[Rows from a dataset of charts and code]
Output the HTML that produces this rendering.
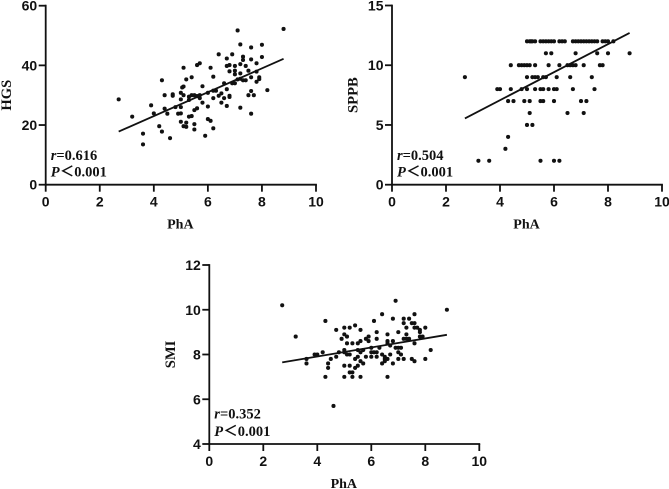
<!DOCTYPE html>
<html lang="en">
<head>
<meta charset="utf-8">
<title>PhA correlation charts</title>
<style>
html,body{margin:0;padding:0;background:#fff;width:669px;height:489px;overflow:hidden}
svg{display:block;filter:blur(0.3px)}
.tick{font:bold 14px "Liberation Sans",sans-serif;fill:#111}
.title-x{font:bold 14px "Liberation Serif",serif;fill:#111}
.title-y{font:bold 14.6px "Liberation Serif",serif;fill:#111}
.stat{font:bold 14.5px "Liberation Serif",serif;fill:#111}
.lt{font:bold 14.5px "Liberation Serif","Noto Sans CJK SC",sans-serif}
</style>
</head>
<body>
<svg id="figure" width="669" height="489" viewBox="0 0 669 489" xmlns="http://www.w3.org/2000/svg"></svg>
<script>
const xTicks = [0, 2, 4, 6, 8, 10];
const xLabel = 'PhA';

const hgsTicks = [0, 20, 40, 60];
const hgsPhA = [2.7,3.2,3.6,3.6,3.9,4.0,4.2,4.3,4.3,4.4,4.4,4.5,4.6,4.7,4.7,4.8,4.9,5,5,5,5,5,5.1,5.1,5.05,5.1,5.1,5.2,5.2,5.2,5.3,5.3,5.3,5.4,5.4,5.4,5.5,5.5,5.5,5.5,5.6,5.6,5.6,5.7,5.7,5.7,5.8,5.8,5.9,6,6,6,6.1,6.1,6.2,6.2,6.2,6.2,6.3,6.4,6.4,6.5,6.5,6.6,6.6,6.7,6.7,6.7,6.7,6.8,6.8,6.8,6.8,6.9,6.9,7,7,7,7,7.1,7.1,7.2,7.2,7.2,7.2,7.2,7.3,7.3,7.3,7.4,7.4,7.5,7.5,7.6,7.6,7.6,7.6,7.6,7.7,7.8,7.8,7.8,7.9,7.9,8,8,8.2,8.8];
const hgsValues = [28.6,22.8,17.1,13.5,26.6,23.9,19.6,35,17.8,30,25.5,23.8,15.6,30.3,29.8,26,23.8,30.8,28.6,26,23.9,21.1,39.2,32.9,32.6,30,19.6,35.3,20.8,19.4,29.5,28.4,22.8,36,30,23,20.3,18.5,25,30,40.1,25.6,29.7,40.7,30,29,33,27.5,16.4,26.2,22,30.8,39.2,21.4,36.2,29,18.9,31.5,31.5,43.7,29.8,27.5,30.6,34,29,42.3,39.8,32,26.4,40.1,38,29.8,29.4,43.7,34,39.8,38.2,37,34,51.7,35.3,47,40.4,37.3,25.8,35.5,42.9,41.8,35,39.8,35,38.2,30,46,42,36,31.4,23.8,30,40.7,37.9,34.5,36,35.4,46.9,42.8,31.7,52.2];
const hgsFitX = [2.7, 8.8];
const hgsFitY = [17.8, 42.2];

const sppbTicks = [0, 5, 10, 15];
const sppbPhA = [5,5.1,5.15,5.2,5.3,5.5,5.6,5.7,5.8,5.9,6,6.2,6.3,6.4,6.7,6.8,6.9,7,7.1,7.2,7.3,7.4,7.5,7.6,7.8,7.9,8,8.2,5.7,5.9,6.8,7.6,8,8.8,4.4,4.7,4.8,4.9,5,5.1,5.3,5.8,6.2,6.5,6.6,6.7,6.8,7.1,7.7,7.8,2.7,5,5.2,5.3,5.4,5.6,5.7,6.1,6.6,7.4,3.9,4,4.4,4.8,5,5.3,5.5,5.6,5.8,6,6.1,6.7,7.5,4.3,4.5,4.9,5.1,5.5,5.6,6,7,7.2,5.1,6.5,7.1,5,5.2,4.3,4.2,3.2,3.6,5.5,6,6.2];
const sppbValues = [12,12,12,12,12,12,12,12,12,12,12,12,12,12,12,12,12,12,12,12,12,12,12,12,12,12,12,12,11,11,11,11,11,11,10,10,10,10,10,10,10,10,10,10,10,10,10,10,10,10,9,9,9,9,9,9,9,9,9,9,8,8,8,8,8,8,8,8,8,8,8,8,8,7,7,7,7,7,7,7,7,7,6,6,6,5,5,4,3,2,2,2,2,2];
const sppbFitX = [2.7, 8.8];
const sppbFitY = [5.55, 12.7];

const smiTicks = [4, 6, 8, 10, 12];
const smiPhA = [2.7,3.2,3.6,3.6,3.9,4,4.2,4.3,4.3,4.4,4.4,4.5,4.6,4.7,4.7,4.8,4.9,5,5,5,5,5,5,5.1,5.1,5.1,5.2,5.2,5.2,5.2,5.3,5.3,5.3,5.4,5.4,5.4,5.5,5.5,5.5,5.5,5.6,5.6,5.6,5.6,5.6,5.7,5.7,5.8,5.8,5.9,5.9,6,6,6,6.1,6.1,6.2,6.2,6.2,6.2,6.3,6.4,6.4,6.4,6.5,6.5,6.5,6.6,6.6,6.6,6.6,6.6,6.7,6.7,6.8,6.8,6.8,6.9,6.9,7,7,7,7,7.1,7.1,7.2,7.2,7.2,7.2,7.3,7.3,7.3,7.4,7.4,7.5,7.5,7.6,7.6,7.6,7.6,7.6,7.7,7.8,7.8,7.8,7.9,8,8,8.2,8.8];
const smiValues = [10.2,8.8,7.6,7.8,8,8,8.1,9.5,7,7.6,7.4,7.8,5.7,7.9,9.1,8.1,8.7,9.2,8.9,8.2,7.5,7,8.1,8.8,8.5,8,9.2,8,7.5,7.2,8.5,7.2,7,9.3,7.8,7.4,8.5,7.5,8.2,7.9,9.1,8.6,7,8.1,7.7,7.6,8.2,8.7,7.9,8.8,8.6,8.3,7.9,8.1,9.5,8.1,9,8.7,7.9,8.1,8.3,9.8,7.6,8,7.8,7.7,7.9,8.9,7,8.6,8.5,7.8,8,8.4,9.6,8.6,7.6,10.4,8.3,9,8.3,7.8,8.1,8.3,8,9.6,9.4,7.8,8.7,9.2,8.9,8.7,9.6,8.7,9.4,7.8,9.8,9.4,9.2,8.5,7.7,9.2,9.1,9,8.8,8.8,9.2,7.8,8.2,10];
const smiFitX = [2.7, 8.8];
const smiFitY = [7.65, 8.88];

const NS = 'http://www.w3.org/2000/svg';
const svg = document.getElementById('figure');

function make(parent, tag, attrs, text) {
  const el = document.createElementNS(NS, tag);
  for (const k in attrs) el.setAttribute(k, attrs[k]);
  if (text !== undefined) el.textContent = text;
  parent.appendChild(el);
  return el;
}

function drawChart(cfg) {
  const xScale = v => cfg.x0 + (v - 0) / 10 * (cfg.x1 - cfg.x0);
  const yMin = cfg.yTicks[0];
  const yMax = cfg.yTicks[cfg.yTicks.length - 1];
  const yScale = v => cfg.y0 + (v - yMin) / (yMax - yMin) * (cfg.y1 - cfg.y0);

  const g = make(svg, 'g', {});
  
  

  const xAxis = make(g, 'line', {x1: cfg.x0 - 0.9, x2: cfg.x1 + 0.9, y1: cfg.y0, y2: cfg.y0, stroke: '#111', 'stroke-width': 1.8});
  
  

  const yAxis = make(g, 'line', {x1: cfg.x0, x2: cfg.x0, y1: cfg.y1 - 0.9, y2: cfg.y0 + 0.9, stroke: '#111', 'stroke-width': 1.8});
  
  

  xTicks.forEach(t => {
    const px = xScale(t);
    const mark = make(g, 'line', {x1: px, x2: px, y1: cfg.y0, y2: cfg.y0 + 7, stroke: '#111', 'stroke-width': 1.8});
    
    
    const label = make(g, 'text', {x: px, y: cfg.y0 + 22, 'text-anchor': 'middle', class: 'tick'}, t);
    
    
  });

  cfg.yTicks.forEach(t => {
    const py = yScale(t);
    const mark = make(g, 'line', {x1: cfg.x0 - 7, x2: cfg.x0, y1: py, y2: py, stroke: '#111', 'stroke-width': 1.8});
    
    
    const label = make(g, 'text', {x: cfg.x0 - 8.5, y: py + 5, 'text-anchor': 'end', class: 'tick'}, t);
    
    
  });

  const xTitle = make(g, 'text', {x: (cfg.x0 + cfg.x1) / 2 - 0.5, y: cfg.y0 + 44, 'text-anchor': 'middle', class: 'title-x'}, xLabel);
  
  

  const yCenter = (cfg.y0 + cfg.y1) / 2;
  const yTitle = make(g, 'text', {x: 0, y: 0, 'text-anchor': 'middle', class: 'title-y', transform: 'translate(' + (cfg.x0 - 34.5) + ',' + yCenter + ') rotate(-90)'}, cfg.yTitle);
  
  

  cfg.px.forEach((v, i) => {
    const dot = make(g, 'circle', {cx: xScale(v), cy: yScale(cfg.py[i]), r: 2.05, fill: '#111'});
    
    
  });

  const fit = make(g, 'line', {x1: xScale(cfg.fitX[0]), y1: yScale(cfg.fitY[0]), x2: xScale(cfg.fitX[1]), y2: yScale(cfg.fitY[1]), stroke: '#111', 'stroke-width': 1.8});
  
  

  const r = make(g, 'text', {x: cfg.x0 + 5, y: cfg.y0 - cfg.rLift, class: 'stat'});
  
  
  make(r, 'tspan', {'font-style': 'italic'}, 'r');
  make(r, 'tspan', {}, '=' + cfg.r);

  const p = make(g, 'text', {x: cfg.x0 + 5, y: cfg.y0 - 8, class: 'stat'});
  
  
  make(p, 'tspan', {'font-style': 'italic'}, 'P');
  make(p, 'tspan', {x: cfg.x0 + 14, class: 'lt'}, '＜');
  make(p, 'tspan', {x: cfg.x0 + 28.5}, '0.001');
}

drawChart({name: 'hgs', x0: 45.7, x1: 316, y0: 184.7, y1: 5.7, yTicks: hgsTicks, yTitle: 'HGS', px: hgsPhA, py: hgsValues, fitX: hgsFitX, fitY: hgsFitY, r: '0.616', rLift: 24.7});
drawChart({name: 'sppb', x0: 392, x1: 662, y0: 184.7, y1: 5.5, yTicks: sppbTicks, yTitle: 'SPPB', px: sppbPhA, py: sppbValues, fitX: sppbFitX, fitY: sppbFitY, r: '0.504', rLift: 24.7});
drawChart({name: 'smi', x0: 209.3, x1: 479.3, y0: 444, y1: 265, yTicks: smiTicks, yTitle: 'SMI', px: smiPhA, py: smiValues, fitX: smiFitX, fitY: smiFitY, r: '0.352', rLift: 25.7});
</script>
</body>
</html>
--
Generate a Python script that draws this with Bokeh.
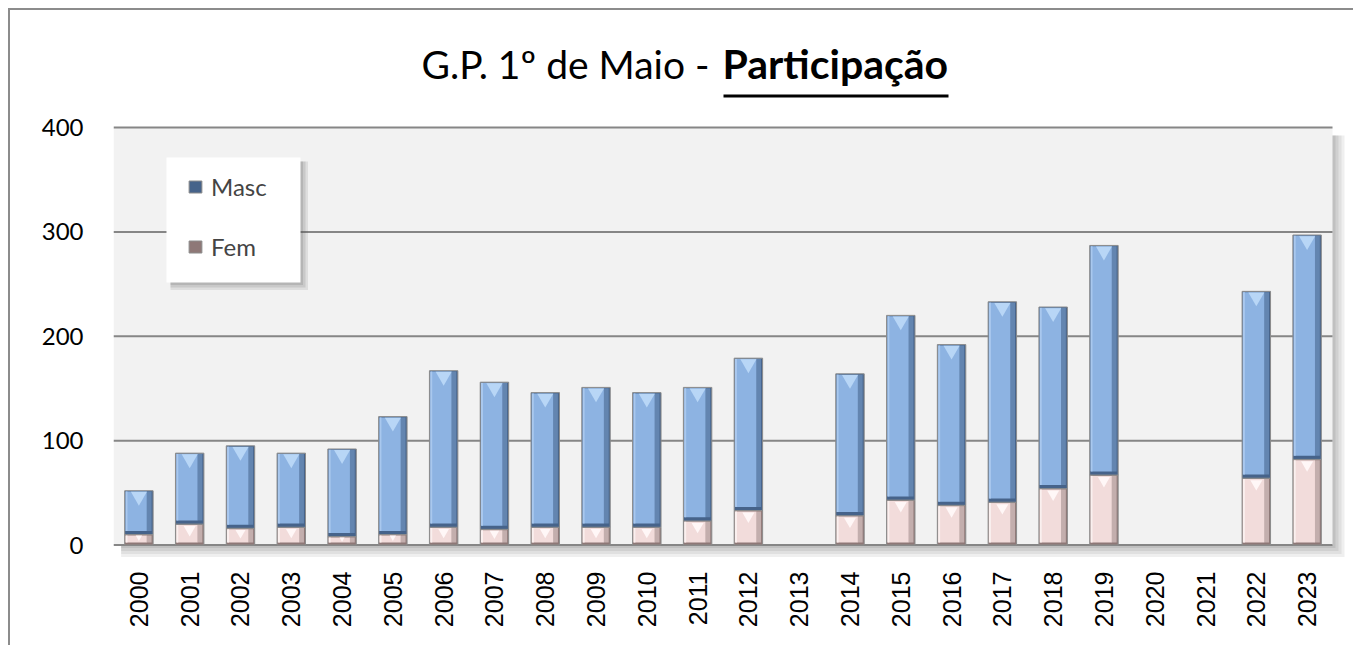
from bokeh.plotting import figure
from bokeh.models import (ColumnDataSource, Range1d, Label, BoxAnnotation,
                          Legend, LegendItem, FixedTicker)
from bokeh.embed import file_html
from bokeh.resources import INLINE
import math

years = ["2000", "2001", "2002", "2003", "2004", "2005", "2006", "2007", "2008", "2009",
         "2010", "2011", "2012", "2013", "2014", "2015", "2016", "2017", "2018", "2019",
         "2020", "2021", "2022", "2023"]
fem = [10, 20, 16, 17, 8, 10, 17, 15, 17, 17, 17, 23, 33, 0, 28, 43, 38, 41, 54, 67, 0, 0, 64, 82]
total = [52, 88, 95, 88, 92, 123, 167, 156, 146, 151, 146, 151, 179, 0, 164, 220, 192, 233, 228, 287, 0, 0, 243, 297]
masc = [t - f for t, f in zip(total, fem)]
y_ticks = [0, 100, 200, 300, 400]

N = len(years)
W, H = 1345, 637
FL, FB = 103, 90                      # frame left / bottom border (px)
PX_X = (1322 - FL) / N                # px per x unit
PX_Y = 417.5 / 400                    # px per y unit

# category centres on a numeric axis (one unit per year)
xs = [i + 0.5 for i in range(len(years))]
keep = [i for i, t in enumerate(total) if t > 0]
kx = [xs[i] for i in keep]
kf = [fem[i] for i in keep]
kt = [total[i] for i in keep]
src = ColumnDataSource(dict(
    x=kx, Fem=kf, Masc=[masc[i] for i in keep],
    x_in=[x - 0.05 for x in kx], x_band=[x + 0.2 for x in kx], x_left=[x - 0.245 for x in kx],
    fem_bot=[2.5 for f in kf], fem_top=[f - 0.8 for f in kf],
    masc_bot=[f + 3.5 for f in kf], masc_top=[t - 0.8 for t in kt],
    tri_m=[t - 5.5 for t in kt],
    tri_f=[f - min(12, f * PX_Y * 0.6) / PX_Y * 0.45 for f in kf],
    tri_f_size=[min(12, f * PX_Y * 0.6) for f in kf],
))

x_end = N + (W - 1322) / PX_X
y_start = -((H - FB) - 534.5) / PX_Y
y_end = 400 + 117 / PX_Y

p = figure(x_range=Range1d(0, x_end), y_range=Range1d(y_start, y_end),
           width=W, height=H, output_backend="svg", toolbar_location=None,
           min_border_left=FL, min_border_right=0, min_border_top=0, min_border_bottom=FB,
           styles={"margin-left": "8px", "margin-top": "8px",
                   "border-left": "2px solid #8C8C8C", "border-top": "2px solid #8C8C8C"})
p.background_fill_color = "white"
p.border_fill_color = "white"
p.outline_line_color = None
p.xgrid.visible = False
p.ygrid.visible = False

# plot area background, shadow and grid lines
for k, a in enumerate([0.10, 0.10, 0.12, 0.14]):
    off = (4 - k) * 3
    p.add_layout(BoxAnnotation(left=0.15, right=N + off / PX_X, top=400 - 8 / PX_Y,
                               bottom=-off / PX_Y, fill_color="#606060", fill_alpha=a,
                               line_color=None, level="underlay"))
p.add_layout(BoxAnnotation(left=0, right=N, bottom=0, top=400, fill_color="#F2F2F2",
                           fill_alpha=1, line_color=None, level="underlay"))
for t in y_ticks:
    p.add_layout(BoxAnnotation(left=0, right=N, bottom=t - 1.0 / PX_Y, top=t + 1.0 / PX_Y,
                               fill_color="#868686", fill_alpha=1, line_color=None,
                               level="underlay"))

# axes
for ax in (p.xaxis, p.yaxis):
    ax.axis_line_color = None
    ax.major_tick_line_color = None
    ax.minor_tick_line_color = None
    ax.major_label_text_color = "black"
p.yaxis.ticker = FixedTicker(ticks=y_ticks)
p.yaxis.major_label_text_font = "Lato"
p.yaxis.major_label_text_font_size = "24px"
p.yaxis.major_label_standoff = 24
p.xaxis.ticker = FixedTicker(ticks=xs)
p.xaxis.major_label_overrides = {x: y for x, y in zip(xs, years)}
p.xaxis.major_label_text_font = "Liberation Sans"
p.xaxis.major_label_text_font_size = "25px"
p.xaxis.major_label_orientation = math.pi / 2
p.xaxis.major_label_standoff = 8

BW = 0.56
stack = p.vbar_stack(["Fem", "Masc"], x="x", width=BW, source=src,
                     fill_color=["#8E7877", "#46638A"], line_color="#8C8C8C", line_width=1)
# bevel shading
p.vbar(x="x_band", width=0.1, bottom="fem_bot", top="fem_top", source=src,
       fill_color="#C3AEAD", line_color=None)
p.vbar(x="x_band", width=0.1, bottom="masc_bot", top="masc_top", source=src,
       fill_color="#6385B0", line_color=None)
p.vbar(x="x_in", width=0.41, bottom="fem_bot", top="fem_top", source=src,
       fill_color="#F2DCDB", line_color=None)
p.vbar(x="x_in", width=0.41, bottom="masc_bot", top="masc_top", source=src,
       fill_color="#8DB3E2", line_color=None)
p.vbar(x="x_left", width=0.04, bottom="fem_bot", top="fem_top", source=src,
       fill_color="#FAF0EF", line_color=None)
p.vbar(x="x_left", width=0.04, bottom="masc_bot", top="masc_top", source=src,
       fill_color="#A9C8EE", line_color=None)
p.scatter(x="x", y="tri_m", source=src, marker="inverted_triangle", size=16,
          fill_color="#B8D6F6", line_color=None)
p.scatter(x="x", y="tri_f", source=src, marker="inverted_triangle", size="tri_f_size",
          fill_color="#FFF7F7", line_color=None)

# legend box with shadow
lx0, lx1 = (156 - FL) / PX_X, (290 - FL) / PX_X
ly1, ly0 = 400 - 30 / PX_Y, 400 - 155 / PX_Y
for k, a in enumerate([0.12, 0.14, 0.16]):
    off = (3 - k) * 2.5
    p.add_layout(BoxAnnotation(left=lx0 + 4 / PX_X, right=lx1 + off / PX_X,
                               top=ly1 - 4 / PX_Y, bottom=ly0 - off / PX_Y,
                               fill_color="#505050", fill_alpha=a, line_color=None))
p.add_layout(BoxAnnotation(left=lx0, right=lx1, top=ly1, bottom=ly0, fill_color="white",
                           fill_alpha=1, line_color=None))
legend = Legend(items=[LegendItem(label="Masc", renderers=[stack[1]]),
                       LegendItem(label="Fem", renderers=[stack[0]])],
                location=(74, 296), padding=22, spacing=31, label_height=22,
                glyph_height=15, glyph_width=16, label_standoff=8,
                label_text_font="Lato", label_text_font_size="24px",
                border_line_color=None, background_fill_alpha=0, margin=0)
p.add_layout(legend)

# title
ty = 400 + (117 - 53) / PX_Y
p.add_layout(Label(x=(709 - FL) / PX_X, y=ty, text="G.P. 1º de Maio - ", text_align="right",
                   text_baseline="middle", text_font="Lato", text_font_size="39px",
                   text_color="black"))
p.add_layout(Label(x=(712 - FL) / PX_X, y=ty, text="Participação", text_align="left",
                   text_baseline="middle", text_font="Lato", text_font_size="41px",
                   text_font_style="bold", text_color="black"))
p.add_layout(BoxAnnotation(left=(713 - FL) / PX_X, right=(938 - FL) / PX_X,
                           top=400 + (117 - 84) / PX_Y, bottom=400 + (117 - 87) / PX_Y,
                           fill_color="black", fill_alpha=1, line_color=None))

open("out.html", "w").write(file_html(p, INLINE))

◆ Prompt ◆
Give back exactly the lines from the one that holds "Output the HTML that produces this rendering." to the one that holds "const xLabel = 'PhA';", with both ends and without the images.

◆ Output of the exercise ◆
Output the HTML that produces this rendering.
<!DOCTYPE html>
<html lang="en">
<head>
<meta charset="utf-8">
<title>PhA correlation charts</title>
<style>
html,body{margin:0;padding:0;background:#fff;width:669px;height:489px;overflow:hidden}
svg{display:block;filter:blur(0.3px)}
.tick{font:bold 14px "Liberation Sans",sans-serif;fill:#111}
.title-x{font:bold 14px "Liberation Serif",serif;fill:#111}
.title-y{font:bold 14.6px "Liberation Serif",serif;fill:#111}
.stat{font:bold 14.5px "Liberation Serif",serif;fill:#111}
.lt{font:bold 14.5px "Liberation Serif","Noto Sans CJK SC",sans-serif}
</style>
</head>
<body>
<svg id="figure" width="669" height="489" viewBox="0 0 669 489" xmlns="http://www.w3.org/2000/svg"></svg>
<script>
const xTicks = [0, 2, 4, 6, 8, 10];
const xLabel = 'PhA';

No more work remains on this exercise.